На этой неделе страна отмечает скорбную дату - десять лет со дня захвата Театрального центра на Дубровке. 26 октября там пройдет мемориальная церемония, будет объявлена минута молчания. Теракт унес жизни 130 человек. Подробности (прямо скажем, противоречивые, не поддающиеся однозначному толкованию) тех октябрьских событий запечатлены в многочисленных телесюжетах, газетных репортажах, всевозможных расследованиях, как официальных, так и неофициальных. Спустя десять лет стало ли все окончательно ясно? Для следствия, которое длилось едва ли не все это время и несколько раз возобновлялось, - по-видимому, да. Для общества - пожалуй, нет.
Каким образом четыре десятка террористов в полном боевом снаряжении оказались в центре Москвы? Почему операция по спасению заложников привела к гибели 130 из них? Можно ли было обойтись без жертв или свести их количество к минимуму? Все ли было сделано для оказания пострадавшим четко организованной и грамотной врачебной помощи?
Ответы на эти вопросы, как пишет политический обозреватель и публицист Валерий Выжутович, до сих пор разнятся. Скажем, кто-то, чье мнение сформировано под влиянием чьих-то же мнений, считает, что штурм здания не был оправдан реальными обстоятельствами. Кто-то, видевший те события в непосредственной близости, причастный к ним по долгу службы, утверждает обратное. К примеру, член Комитета Госдумы по безопасности и противодействию коррупции Владимир Васильев (в те дни, будучи заместителем министра внутренних дел, он работал в оперативном штабе, находился в постоянном контакте с прессой) говорит: «Все меры, которые можно было принять для того, чтобы в процессе переговоров освободить людей, были приняты. И штурм был начат только после того, как террористы начали расстреливать заложников. Штурм произошел, потому что появились погибшие, потому что возникла реальная угроза жизни всех заложников».
Такова официальная точка зрения. Попытки уточнить ее, а в чем-то и опровергнуть, разумеется, предпринимались. Скажем, «Союз правых сил» вскоре после «Норд-Оста» создал общественную комиссию, и та пришла к выводу, что «основной причиной увеличения числа жертв среди спасенных в ходе штурма заложников стала халатность должностных лиц, которые отвечали за организацию первой помощи пострадавшим, их транспортировку в стационары». Сосредоточившись на «вопросах оказания медицинской помощи пострадавшим заложникам», комиссия не сделала никаких открытий. Ничего сверх того, что было известно из прессы. В частных разговорах члены комиссии намекали на коррумпированность милиции и спецслужб, но можно было не сомневаться, что ничего достоверного на сей счет у них не имелось. Иначе мы были бы вправе спросить: если независимые эксперты (почти все - анонимные) действительно что-то знают, то почему утаивают от общества столь важную информацию?
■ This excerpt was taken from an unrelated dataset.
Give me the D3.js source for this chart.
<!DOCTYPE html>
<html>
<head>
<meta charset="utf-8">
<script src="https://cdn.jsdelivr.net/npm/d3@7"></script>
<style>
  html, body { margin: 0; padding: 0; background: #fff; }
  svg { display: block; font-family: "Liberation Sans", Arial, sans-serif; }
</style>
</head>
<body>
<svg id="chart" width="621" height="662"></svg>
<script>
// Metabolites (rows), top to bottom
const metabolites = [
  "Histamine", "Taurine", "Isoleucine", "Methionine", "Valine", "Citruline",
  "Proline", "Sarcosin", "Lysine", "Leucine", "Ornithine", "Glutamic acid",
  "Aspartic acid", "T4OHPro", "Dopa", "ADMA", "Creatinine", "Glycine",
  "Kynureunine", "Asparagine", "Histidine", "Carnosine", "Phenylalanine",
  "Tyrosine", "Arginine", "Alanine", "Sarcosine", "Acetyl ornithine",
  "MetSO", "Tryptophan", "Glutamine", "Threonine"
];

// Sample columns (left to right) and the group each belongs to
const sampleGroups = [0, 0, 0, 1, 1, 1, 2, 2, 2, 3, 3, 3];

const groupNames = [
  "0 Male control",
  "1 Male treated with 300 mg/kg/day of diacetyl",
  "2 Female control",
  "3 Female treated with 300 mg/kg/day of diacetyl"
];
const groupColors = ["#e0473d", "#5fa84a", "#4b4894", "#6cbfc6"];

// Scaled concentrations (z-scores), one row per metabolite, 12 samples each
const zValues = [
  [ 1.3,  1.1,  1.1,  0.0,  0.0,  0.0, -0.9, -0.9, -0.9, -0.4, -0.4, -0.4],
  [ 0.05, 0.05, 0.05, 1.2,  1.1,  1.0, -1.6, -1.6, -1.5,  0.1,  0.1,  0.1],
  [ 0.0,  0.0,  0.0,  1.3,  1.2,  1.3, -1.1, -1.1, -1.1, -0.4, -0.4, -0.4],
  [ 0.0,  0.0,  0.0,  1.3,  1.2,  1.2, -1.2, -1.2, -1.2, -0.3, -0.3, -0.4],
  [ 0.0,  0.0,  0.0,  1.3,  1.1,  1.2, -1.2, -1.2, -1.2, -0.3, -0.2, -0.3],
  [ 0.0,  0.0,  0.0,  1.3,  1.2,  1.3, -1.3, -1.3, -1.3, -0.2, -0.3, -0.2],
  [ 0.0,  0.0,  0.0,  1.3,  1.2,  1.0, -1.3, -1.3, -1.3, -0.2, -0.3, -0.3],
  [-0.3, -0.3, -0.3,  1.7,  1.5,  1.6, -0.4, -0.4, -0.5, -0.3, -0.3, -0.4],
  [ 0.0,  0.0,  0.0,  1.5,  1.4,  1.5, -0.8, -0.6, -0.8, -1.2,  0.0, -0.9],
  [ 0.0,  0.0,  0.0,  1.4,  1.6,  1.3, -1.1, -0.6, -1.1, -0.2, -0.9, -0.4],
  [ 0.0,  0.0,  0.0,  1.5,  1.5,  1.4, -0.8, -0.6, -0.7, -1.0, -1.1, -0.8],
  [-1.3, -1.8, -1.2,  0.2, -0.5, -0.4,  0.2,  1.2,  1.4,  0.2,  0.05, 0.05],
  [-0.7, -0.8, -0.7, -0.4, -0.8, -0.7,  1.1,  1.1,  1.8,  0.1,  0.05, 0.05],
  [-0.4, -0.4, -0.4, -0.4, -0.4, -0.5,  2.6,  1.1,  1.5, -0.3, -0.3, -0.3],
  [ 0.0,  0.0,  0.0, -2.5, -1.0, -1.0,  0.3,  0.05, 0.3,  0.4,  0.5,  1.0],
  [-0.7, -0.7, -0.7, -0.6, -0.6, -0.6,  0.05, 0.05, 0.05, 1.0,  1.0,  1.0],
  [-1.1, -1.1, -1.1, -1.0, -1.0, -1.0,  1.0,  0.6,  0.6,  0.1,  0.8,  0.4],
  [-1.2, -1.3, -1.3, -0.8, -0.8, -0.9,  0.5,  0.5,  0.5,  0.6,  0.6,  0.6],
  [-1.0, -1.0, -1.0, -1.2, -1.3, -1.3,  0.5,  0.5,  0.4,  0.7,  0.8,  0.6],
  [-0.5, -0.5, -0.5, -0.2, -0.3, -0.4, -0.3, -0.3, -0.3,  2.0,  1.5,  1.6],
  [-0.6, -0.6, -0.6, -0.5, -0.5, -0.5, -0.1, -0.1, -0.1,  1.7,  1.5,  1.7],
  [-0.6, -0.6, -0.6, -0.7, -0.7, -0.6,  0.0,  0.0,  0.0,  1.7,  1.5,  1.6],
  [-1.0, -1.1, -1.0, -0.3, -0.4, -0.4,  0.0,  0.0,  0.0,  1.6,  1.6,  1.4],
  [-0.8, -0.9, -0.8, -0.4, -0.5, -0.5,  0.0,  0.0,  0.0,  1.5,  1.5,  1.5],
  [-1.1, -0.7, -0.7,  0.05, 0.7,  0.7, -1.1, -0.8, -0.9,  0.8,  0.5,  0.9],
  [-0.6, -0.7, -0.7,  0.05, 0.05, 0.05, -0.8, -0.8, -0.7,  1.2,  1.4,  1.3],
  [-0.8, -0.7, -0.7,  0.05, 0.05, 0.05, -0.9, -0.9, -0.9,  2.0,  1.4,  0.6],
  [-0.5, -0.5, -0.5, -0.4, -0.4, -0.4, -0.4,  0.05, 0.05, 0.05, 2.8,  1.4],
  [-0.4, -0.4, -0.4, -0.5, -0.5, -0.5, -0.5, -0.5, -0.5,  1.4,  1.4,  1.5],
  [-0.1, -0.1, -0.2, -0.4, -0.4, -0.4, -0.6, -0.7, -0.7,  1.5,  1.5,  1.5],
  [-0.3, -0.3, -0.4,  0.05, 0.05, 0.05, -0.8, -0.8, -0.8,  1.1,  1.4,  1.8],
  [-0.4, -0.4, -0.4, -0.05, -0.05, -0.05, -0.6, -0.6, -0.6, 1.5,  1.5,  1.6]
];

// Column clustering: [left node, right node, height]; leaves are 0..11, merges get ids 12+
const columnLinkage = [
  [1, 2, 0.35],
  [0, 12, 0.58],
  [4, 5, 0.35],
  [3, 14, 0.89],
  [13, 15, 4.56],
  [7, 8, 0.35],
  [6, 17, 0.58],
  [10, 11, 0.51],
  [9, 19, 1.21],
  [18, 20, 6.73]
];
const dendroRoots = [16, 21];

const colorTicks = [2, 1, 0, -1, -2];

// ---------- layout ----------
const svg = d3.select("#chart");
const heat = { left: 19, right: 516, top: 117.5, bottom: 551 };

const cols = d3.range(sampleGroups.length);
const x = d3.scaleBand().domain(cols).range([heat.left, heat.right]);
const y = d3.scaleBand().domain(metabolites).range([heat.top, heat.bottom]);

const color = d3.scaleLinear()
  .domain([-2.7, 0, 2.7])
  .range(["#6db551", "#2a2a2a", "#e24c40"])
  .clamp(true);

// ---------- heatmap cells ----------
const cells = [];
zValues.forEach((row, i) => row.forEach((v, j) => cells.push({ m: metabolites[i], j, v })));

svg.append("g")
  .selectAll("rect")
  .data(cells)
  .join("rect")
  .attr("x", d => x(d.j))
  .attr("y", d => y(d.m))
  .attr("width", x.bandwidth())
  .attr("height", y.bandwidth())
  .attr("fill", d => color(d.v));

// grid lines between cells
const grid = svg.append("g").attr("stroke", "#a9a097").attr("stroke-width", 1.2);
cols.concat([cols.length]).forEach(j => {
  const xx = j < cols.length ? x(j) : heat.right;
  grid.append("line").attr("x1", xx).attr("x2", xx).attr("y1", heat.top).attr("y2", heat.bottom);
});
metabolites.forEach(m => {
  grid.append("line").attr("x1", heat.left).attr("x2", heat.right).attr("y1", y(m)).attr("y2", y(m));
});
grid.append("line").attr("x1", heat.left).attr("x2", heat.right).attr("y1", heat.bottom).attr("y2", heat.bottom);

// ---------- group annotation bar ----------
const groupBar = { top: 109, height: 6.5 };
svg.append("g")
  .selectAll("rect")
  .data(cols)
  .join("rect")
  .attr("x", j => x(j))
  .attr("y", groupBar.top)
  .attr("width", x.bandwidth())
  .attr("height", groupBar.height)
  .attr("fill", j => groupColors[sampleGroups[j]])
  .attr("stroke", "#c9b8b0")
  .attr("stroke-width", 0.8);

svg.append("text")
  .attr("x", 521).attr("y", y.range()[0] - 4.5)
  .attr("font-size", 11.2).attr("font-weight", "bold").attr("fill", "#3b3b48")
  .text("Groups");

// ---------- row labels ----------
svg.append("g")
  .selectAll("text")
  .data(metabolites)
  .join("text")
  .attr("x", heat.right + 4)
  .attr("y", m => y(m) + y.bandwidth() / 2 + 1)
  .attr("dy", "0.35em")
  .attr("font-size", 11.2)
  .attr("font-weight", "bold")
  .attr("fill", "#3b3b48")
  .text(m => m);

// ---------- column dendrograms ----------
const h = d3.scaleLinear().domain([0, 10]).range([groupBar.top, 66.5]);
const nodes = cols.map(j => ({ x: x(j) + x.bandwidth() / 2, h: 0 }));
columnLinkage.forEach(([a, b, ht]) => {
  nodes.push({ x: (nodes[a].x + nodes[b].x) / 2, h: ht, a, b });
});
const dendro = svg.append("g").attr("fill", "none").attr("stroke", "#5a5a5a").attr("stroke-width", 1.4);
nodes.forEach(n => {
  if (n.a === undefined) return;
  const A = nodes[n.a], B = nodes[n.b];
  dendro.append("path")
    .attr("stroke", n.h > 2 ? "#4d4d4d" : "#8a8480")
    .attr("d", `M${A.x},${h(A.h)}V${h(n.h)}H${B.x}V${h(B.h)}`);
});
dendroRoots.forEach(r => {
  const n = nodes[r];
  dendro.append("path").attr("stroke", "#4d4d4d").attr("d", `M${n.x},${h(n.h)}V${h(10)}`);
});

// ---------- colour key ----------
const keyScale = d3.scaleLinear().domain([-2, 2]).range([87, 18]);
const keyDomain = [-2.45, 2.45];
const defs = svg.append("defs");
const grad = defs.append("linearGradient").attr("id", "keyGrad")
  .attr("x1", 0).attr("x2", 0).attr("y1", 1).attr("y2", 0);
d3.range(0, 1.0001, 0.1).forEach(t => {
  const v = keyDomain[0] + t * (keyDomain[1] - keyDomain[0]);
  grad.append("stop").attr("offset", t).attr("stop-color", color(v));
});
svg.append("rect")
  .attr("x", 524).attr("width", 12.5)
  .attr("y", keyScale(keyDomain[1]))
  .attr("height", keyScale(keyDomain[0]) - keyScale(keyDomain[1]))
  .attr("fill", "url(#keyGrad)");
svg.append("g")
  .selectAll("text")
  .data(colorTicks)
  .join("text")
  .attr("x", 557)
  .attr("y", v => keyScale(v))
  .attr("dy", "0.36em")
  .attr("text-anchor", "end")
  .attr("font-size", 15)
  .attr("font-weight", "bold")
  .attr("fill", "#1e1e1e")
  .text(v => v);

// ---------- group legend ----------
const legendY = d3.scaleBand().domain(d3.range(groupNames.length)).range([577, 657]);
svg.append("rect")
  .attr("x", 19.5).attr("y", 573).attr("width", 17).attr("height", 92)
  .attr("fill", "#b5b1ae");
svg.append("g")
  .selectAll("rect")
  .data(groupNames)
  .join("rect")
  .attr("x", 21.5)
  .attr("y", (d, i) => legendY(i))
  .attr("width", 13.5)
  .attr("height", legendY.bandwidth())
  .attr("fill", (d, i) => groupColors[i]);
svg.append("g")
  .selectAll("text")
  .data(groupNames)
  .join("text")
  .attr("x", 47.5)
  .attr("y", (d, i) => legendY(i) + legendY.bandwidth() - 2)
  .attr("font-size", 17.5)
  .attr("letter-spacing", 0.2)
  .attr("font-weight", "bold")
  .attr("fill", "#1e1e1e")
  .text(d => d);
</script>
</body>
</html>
Да, до «Норд-Оста» были взрывы домов на Каширке и на улице Гурьянова. После - теракты в столичном метро, гибель в воздухе двух подорванных самолетов, Беслан… Но именно «Норд-Ост» заставил власть и общество впервые проникнуться четким и полным осознанием террористической угрозы, перед которой, как и весь глобальный мир, оказалась поставлена Россия. С того момента стали меняться устоявшиеся представления о каких-то вещах. Например, подверглись коррекции нормы поведения журналистов при освещении кризисных ситуаций. Руководители ведущих СМИ, объединившись в Индустриальный комитет, подписали Антитеррористическую конвенцию - свод этических самоограничений. С тех пор эта конвенция действует. В ней бесспорные постулаты. Нельзя показывать такое, что может вооружить террористов, и без того вооруженных до зубов, еще и сведениями о планах спецслужб. Нельзя давать сообщения, способные усугубить положение заложников. Нельзя брать интервью у террористов. Нельзя сеять панику. Нельзя тиражировать слухи, обнародовать непроверенные факты.
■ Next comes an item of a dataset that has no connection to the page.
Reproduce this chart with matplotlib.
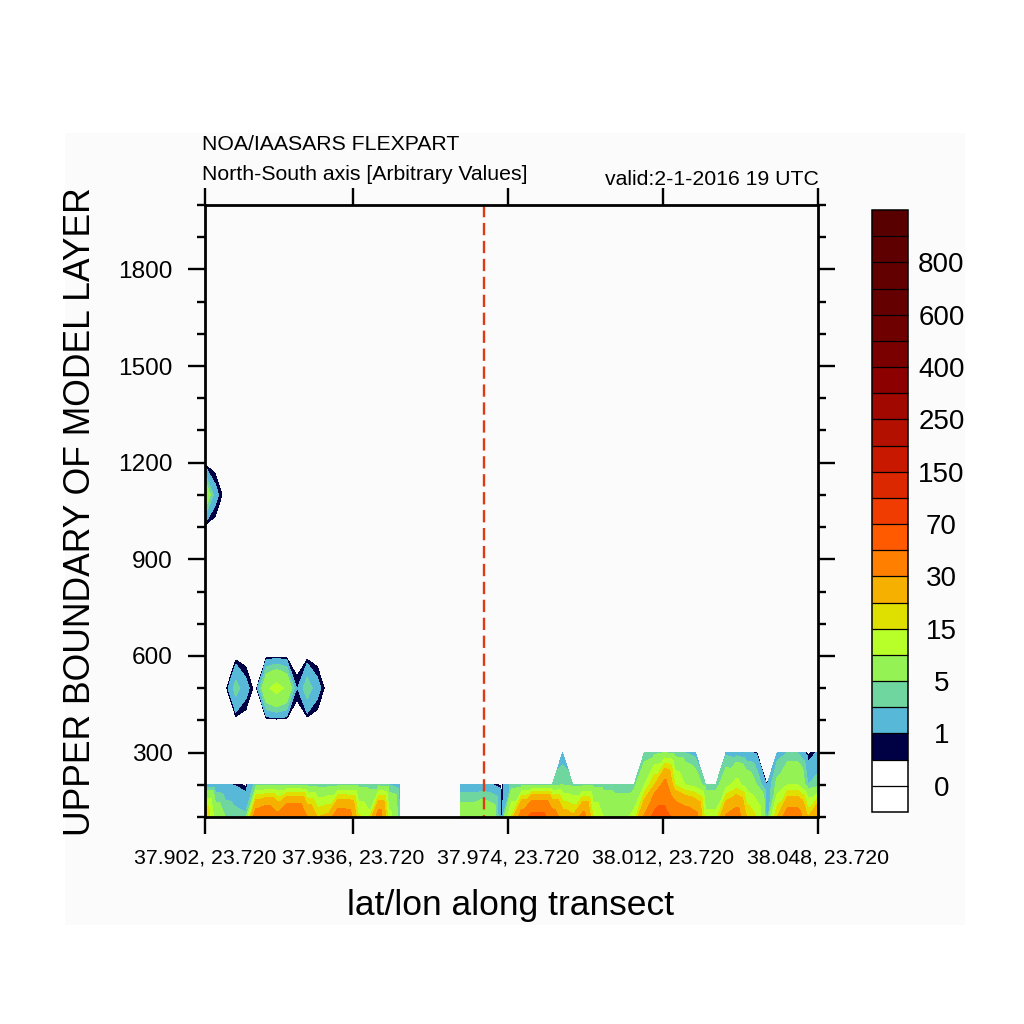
import numpy as np
import matplotlib
matplotlib.use('Agg')
import matplotlib.pyplot as plt
import matplotlib.tri as mtri
from matplotlib.patches import Rectangle
from matplotlib.ticker import FixedLocator, NullLocator

plt.rcParams['font.family'] = ['Liberation Sans', 'DejaVu Sans']

# ---------------- data ----------------
x_index = np.arange(61)                      # grid points along transect
z_levels = np.arange(100, 2001, 100)         # upper boundary of model layer (m)

nan = np.nan
# concentration at z = 100 m
conc_z100 = [22, 8, 5, 4, 3.5, 40, 45, 35, 48, 48, 30, 20, 22, 40, 38, 16, 12, 38, 12, 4,
             nan, nan, nan, nan, nan,
             8, 8, 9, 8, 0.7, 16, 38, 58, 58, 38, 25, 22, 35, 15, 10, 8, 8, 12, 32, 58,
             58, 45, 40, 35, 12, 12, 32, 38, 20, 15, 2, 20, 38, 38, 20, 32]
# concentration at z = 200 m
conc_z200 = [1.5, 1.5, 1.2, 0.9, 0.3, 4, 4.2, 4, 4.5, 4.5, 4, 3.8, 3.8, 4, 4, 3.8, 3.8, 3.8, 3, 2,
             nan, nan, nan, nan, nan,
             1.5, 1.5, 1.5, 1.2, 0.2, 3.5, 4, 4.5, 4.5, 4, 5, 4, 4, 4, 4, 4, 3.8, 4, 10, 20,
             35, 15, 10, 8, 3.5, 3.5, 8, 12, 8, 5, 0.8, 6, 10, 10, 3, 4]
# concentration at z = 300 m (missing where the column has no data)
conc_z300 = [nan] * 35 + [1.8] + [nan] * 7 + [3, 4, 5, 3.5, 3, 2] + [nan, nan] + \
            [2.5, 2, 1.2, 0.8] + [nan] + [2, 3, 3, 0.2, 1.2]
# elevated plumes: {grid point: value}
blob_z500 = {3: 4, 4: 1.5, 6: 9, 7: 12, 8: 9, 9: 0.8, 10: 4.5, 11: 1.5}
blob_z1100 = {0: 9, 1: 1.5}

contour_levels = [0, 0.5, 1, 3, 5, 10, 15, 20, 30, 50, 70, 100, 150, 200, 250,
                  300, 400, 500, 600, 700, 800, 900]
fill_colors = ['#ffffff', '#ffffff', '#000045', '#58b8d8', '#6fd6a0', '#94f255',
               '#b8ff2a', '#e0e000', '#f5b000', '#ff8000', '#ff5a00', '#f03c00',
               '#dc2800', '#c81800', '#b41000', '#a00800', '#8c0000', '#7a0000',
               '#6e0000', '#640000', '#620000', '#5f0000', '#580000']
cbar_ticks = [0, 1, 5, 15, 30, 70, 150, 250, 400, 600, 800]
cbar_labels = ['0', '1', '5', '15', '30', '70', '150', '250', '400', '600', '800']

xtick_pos = [0, 14.49, 29.66, 44.83, 60]
xtick_labels = ['37.902, 23.720', '37.936, 23.720', '37.974, 23.720',
                '38.012, 23.720', '38.048, 23.720']
ytick_major = [300, 600, 900, 1200, 1500, 1800]
ytick_minor = [100, 200, 400, 500, 700, 800, 1000, 1100, 1300, 1400, 1600, 1700, 1900, 2000]
transect_marker = 27.31

# ---------------- assemble field ----------------
nz, nx = len(z_levels), len(x_index)
field = np.zeros((nz, nx))
field[0] = conc_z100
field[1] = conc_z200
field[2] = conc_z300
for k, v in blob_z500.items():
    field[list(z_levels).index(500), k] = v
for k, v in blob_z1100.items():
    field[list(z_levels).index(1100), k] = v

# ---------------- figure ----------------
W = 1024.0
fig = plt.figure(figsize=(10.24, 10.24), dpi=100)
fig.patches.append(Rectangle((65 / W, 1 - 925 / W), 900 / W, 792 / W,
                             transform=fig.transFigure, facecolor='#fbfbfb',
                             edgecolor='none', zorder=-10))

ax = fig.add_axes([205 / W, 1 - 817 / W, 613 / W, 612 / W])
ax.set_facecolor('none')

# surface layer: triangulated, cells touching missing data are masked
surf = field[:3]
valid = np.isfinite(surf)
Xs, Zs = np.meshgrid(x_index, z_levels[:3])
tris = []
for j in range(surf.shape[0] - 1):
    for i in range(nx - 1):
        a, b = j * nx + i, j * nx + i + 1
        c, d = (j + 1) * nx + i + 1, (j + 1) * nx + i
        if (not valid[j, i]) or (not valid[j + 1, i + 1]):
            tris += [[a, b, d], [b, c, d]]
        else:
            tris += [[a, b, c], [a, c, d]]
tris = np.array(tris)
tmask = ~valid.ravel()[tris].all(axis=1)
triang = mtri.Triangulation(Xs.ravel(), Zs.ravel(), tris, mask=tmask)
cs = ax.tricontourf(triang, np.nan_to_num(surf).ravel(), levels=contour_levels,
                    colors=fill_colors, extend='both', antialiased=False)

# elevated part
upper = field[3:]
ax.contourf(x_index, z_levels[3:], upper, levels=contour_levels[1:],
            colors=fill_colors[2:], extend='max', antialiased=False)

ax.plot([transect_marker, transect_marker], [z_levels[-1], z_levels[0]],
        color='#e03a14', lw=1.7, ls=(0, (5.2, 2.4)), zorder=5)

ax.set_xlim(x_index[0], x_index[-1])
ax.set_ylim(z_levels[0], z_levels[-1])

for s in ax.spines.values():
    s.set_linewidth(2.0)
    s.set_zorder(6)

ax.xaxis.set_major_locator(FixedLocator(xtick_pos))
ax.set_xticklabels(xtick_labels)
ax.xaxis.set_minor_locator(NullLocator())
ax.yaxis.set_major_locator(FixedLocator(ytick_major))
ax.yaxis.set_minor_locator(FixedLocator(ytick_minor))
ax.tick_params(axis='both', which='major', direction='out', length=12.2, width=1.7,
               top=True, right=True, bottom=True, left=True)
ax.tick_params(axis='y', which='minor', direction='out', length=6, width=1.7,
               left=True, right=True)
ax.tick_params(axis='x', which='major', labelsize=15.3, pad=10.5)
ax.tick_params(axis='y', which='major', labelsize=17.6, pad=11)

# texts
fig.text(202 / W, 1 - 150 / W, 'NOA/IAASARS FLEXPART', fontsize=15.3,
         ha='left', va='baseline')
fig.text(202 / W, 1 - 180 / W, 'North-South axis [Arbitrary Values]', fontsize=15.3,
         ha='left', va='baseline')
fig.text(819 / W, 1 - 185 / W, 'valid:2-1-2016 19 UTC', fontsize=15.3,
         ha='right', va='baseline')
fig.text(510.5 / W, 1 - 915 / W, 'lat/lon along transect', fontsize=25.5,
         ha='center', va='baseline')
fig.text(81 / W, 1 - 512 / W, 'UPPER BOUNDARY OF MODEL LAYER', fontsize=25.6,
         ha='center', va='center', rotation=90)

# colour bar
cax = fig.add_axes([872 / W, 1 - 812 / W, 36 / W, 602 / W])
cb = fig.colorbar(cs, cax=cax, extendrect=True, extendfrac=1 / 21.0,
                  drawedges=True, ticks=cbar_ticks)
cb.set_ticklabels(cbar_labels)
cax.tick_params(length=0, pad=24, labelsize=20)
for lbl in cax.get_yticklabels():
    lbl.set_horizontalalignment('center')
cb.outline.set_linewidth(1.1)
cb.dividers.set_linewidth(0.9)
cb.dividers.set_color('black')

fig.savefig('out.png', dpi=100, facecolor='white')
Все правильно. Недостает, делится своим мнением с читателем Валерий Выжутович, важной вещи: ответственность прессы за информацию о чрезвычайных событиях не увязана с ответственностью власти, предоставляющей эту информацию. Ведь не чем иным, как «дезой», оказалось сообщение, что террористы на Дубровке намерены освободить «лиц мусульманского вероисповедания» и грузин. Откуда оно взялось, нетрудно догадаться: всю информацию журналисты получали из оперативного штаба, иных источников не было. Вполне допускаю, пишет журналист, что для успеха операции оперативный штаб может вбрасывать сообщения, сбивающие террористов с толку (они ведь тоже смотрят телевизор, слушают радио). Но убежден: к такого рода «утечкам» прессе следует относиться с большой осторожностью. Потому что ее адресат - не террористы, а общество, дезинформировать которое нельзя даже из самых благих побуждений.